THE TIPPING POINT FOR CRYPTOGRAPHY
As the countdown to the year 2000 began, business and IT executives around the globe held their
breath, hoping that the years of work to locate and expand every truncated two-digit date to four
digits—in every system and every application—would enable global commerce to keep functioning.
The diligent planning and deep investment of time and energy paid off.
In the 18+ years hence, business and technology has accelerated at an astonishing rate, bringing with it
cloud, data analytics, digital platforms and ecosystems, artificial intelligence, microservices, blockchain
and, most recently, the realization of quantum computers.

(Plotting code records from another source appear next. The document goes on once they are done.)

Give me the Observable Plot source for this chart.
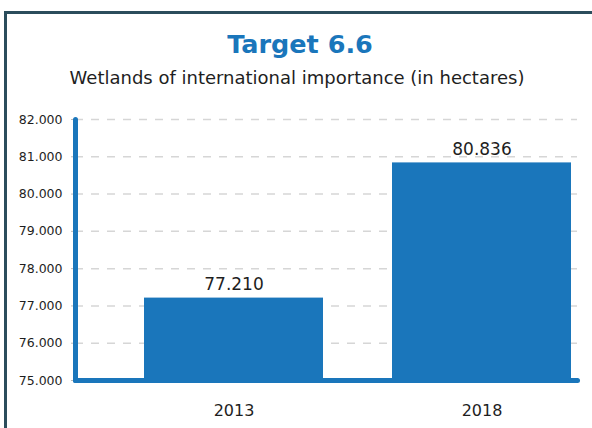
<!DOCTYPE html>
<html>
<head>
<meta charset="utf-8">
<script src="https://cdn.jsdelivr.net/npm/d3@7"></script>
<script src="https://cdn.jsdelivr.net/npm/@observablehq/plot@0.6"></script>
<style>
  html, body { margin: 0; padding: 0; background: #fff; overflow: hidden; }
  body { width: 592px; height: 428px; position: relative; font-family: "DejaVu Sans", sans-serif; }
  #box { position: absolute; left: 4px; top: 11px; width: 700px; height: 500px; border: 3px solid #2b4d5c; box-sizing: border-box; }
  #title { position: absolute; left: 0; width: 600px; top: 29px; text-align: center; color: #1a76bb; font-weight: bold; font-size: 25.5px; }
  #subtitle { position: absolute; left: 0; width: 594px; top: 67px; text-align: center; color: #1e1e1e; font-size: 18px; }
  #chart { position: absolute; left: 0; top: 100px; }
</style>
</head>
<body>
<div id="box"></div>
<div id="title">Target 6.6</div>
<div id="subtitle">Wetlands of international importance (in hectares)</div>
<div id="chart"></div>
<script>
const years = ["2013", "2018"];
const values = [77210, 80836];
const yTicks = [75000, 76000, 77000, 78000, 79000, 80000, 81000, 82000];

const data = years.map((y, i) => ({year: y, value: values[i]}));
const fmt = d3.formatLocale({decimal: ",", thousands: ".", grouping: [3]}).format(",");
const blue = "#1a76bb";

const chart = Plot.plot({
  width: 592,
  height: 328,
  marginLeft: 75,
  marginRight: 15,
  marginTop: 19,
  marginBottom: 48,
  style: {fontFamily: "DejaVu Sans, sans-serif", color: "#1e1e1e", background: "transparent"},
  x: {domain: years, paddingInner: 0.278, paddingOuter: 0.151, align: 0.92, label: null},
  y: {domain: [75000, 82000], label: null},
  marks: [
    Plot.gridY(yTicks.slice(1), {stroke: "#d6d6d6", strokeOpacity: 1, strokeDasharray: "8,8", strokeWidth: 1.5}),
    Plot.axisY(yTicks, {tickFormat: fmt, tickSize: 4, tickPadding: 9, fontSize: 12.5, stroke: "#bbb"}),
    Plot.axisX({tickSize: 0, tickPadding: 24, fontSize: 16}),
    Plot.barY(data, {x: "year", y1: 75000, y2: "value", fill: blue}),
    Plot.text(data, {x: "year", y: "value", text: d => fmt(d.value), dy: -8, lineAnchor: "bottom", fontSize: 17, fill: "#1e1e1e"}),
    Plot.frame({anchor: "left", stroke: blue, strokeWidth: 5, strokeLinecap: "round"}),
    Plot.frame({anchor: "bottom", stroke: blue, strokeWidth: 5, strokeLinecap: "round"})
  ]
});
document.getElementById("chart").appendChild(chart);
</script>
</body>
</html>
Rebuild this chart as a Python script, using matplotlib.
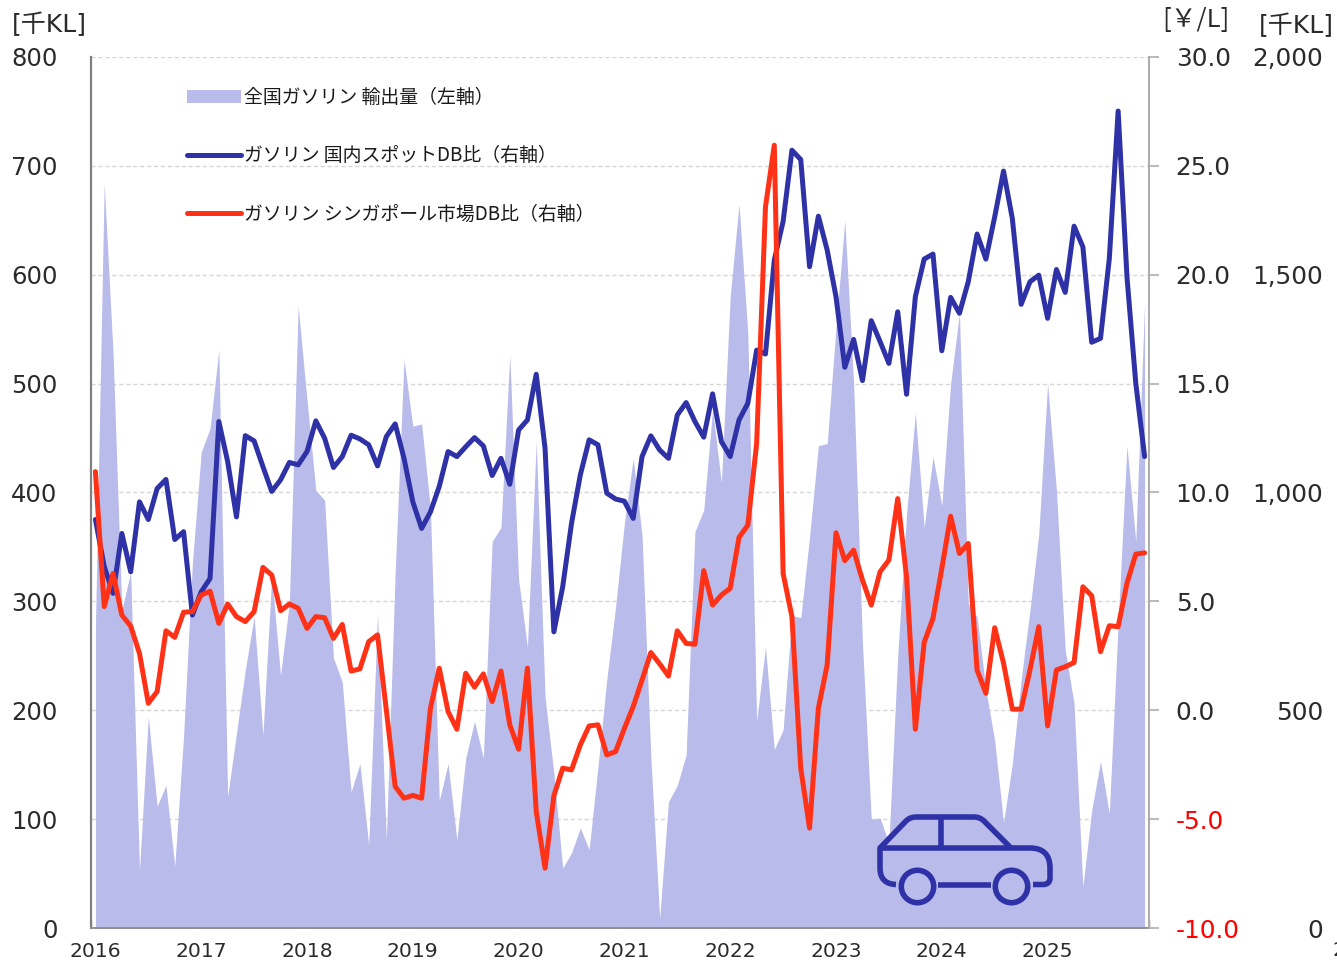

As exciting as these technology advancements are, the emergence of quantum computing also brings
a new and much larger type of security issue—one that will eclipse Y2K in terms of the scale and scope
of impact on infrastructure and storage, business transactions and platforms, and business-to-business
(B2B) and business-to-customer (B2C) applications.
Put simply, quantum computing presents a direct threat to modern cryptography and crypto systems.
Existing cryptography methods—public key encryption, digital signatures and key exchanges—are on
the verge of extinction because quantum computing jeopardizes the strength of the underlying math.
All three of these methods (public key encryption, digital signatures and key exchanges) are largely
based on Diffie-Hellman, Rivest Shamir and Adleman (RSA) and elliptic curve cryptography. Protection
or cryptographic strength is achieved by making the math problem (such as Integer Factorization and
Discrete Log problems) difficult and cumbersome to solve. However, through the quantum properties of
matter and energy, quantum computing can perform these calculations very efficiently, rendering the
intractable task instantaneously and exposing businesses to threat actors globally.
As such, quantum computing presents a major security challenge that scholars, researchers and
entities like NIST are actively assessing. But this is much larger than an academic issue; NIST estimates it
took approximately 20 years to field the modern public key infrastructure that powers businesses today.
While there are expected efficiencies in adopting new technologies going forward, companies should
not underestimate the scale of the business challenge. Our existing cryptographic methods are the
fabric of commerce, communications, identity and data protection at large—and all must be reviewed
and potentially updated to continue conducting business safely and securely in a post-quantum world.